▶ What to do:
Skip the pictures. Reproduce all other material exactly.

──────

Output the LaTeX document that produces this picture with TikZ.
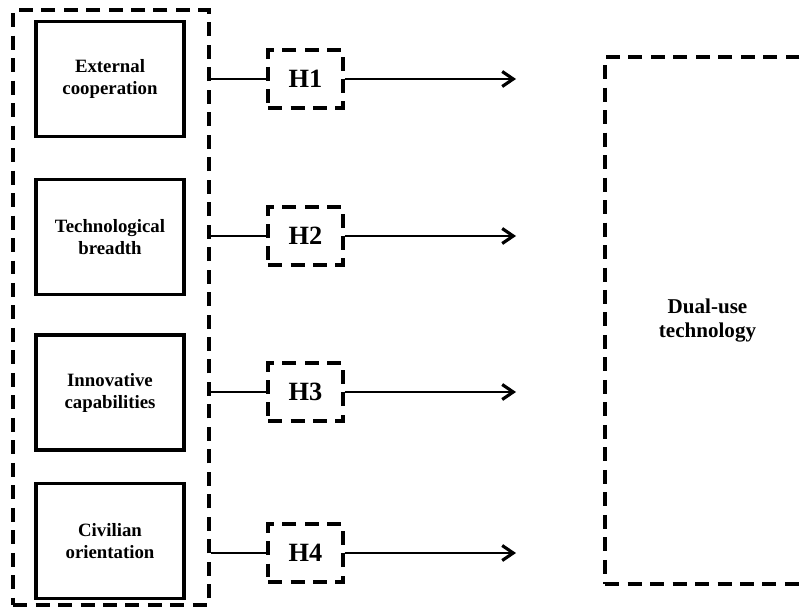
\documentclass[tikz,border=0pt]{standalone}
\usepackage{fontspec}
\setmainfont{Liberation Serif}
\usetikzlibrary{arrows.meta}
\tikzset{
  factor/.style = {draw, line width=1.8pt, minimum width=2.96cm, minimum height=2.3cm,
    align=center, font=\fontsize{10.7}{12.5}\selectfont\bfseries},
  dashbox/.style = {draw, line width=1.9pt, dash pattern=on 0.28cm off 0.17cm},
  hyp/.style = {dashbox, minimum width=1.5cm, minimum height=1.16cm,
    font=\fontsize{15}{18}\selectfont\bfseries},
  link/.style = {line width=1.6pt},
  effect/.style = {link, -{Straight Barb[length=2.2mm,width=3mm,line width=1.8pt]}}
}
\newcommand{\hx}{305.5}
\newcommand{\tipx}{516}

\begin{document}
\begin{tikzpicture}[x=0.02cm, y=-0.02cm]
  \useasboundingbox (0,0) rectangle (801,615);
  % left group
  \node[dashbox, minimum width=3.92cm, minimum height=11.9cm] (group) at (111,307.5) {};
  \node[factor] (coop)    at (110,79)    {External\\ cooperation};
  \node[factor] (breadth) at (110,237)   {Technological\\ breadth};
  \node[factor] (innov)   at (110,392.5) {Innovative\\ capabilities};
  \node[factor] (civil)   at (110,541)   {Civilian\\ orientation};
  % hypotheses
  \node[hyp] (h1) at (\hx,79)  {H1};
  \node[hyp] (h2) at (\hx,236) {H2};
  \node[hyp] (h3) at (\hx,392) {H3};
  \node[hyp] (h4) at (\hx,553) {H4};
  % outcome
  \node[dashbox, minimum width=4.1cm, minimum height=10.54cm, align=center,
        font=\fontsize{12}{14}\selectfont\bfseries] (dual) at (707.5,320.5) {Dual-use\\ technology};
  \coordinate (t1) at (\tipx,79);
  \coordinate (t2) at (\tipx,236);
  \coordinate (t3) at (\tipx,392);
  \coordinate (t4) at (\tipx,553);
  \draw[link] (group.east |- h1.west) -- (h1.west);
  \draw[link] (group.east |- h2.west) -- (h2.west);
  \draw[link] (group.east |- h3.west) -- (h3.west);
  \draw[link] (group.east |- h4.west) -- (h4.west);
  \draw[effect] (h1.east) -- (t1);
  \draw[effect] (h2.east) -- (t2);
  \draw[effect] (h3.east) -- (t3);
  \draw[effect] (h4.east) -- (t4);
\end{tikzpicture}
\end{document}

──────

▶ The result:
Output the LaTeX document that produces this picture with TikZ.
\documentclass[tikz,border=0pt]{standalone}
\usepackage{fontspec}
\setmainfont{Liberation Serif}
\usetikzlibrary{arrows.meta}
\tikzset{
  factor/.style = {draw, line width=1.8pt, minimum width=2.96cm, minimum height=2.3cm,
    align=center, font=\fontsize{10.7}{12.5}\selectfont\bfseries},
  dashbox/.style = {draw, line width=1.9pt, dash pattern=on 0.28cm off 0.17cm},
  hyp/.style = {dashbox, minimum width=1.5cm, minimum height=1.16cm,
    font=\fontsize{15}{18}\selectfont\bfseries},
  link/.style = {line width=1.6pt},
  effect/.style = {link, -{Straight Barb[length=2.2mm,width=3mm,line width=1.8pt]}}
}
\newcommand{\hx}{305.5}
\newcommand{\tipx}{516}

\begin{document}
\begin{tikzpicture}[x=0.02cm, y=-0.02cm]
  \useasboundingbox (0,0) rectangle (801,615);
  % left group
  \node[dashbox, minimum width=3.92cm, minimum height=11.9cm] (group) at (111,307.5) {};
  \node[factor] (coop)    at (110,79)    {External\\ cooperation};
  \node[factor] (breadth) at (110,237)   {Technological\\ breadth};
  \node[factor] (innov)   at (110,392.5) {Innovative\\ capabilities};
  \node[factor] (civil)   at (110,541)   {Civilian\\ orientation};
  % hypotheses
  \node[hyp] (h1) at (\hx,79)  {H1};
  \node[hyp] (h2) at (\hx,236) {H2};
  \node[hyp] (h3) at (\hx,392) {H3};
  \node[hyp] (h4) at (\hx,553) {H4};
  % outcome
  \node[dashbox, minimum width=4.1cm, minimum height=10.54cm, align=center,
        font=\fontsize{12}{14}\selectfont\bfseries] (dual) at (707.5,320.5) {Dual-use\\ technology};
  \coordinate (t1) at (\tipx,79);
  \coordinate (t2) at (\tipx,236);
  \coordinate (t3) at (\tipx,392);
  \coordinate (t4) at (\tipx,553);
  \draw[link] (group.east |- h1.west) -- (h1.west);
  \draw[link] (group.east |- h2.west) -- (h2.west);
  \draw[link] (group.east |- h3.west) -- (h3.west);
  \draw[link] (group.east |- h4.west) -- (h4.west);
  \draw[effect] (h1.east) -- (t1);
  \draw[effect] (h2.east) -- (t2);
  \draw[effect] (h3.east) -- (t3);
  \draw[effect] (h4.east) -- (t4);
\end{tikzpicture}
\end{document}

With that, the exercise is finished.